## Requirement
Gather the lines that hold the string "this".

## Working data
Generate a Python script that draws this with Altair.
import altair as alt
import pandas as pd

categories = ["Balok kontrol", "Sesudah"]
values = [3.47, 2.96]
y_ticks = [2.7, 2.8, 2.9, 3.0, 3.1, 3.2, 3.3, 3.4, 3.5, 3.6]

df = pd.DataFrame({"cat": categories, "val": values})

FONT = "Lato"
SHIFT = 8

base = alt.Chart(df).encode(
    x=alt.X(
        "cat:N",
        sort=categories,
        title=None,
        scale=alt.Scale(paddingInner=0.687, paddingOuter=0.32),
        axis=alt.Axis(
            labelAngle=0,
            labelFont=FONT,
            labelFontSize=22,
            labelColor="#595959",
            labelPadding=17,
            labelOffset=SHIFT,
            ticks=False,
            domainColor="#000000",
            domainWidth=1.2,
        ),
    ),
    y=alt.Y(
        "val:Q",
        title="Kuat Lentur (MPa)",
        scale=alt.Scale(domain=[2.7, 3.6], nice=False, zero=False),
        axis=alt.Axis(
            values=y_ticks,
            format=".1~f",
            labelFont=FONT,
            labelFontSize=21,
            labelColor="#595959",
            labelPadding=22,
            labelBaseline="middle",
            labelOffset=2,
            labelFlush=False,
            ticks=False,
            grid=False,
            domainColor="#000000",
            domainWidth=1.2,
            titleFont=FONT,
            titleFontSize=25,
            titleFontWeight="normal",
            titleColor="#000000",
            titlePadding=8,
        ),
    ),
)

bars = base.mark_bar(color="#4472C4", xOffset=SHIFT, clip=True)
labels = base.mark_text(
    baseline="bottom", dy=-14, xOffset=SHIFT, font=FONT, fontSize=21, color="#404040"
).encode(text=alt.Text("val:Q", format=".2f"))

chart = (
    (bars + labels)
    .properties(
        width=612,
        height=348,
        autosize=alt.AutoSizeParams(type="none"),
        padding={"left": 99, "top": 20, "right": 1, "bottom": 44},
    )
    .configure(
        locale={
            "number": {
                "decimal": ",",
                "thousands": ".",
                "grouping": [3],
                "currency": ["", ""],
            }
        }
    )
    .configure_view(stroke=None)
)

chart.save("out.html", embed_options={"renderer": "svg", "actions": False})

* * *

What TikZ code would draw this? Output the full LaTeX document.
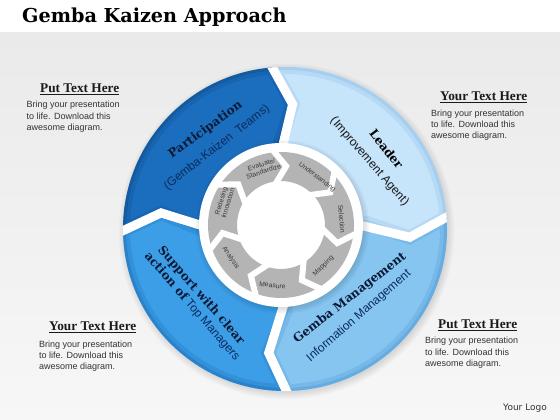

## Answer in full
Generate a Python script that draws this with Altair.
What TikZ code would draw this? Output the full LaTeX document.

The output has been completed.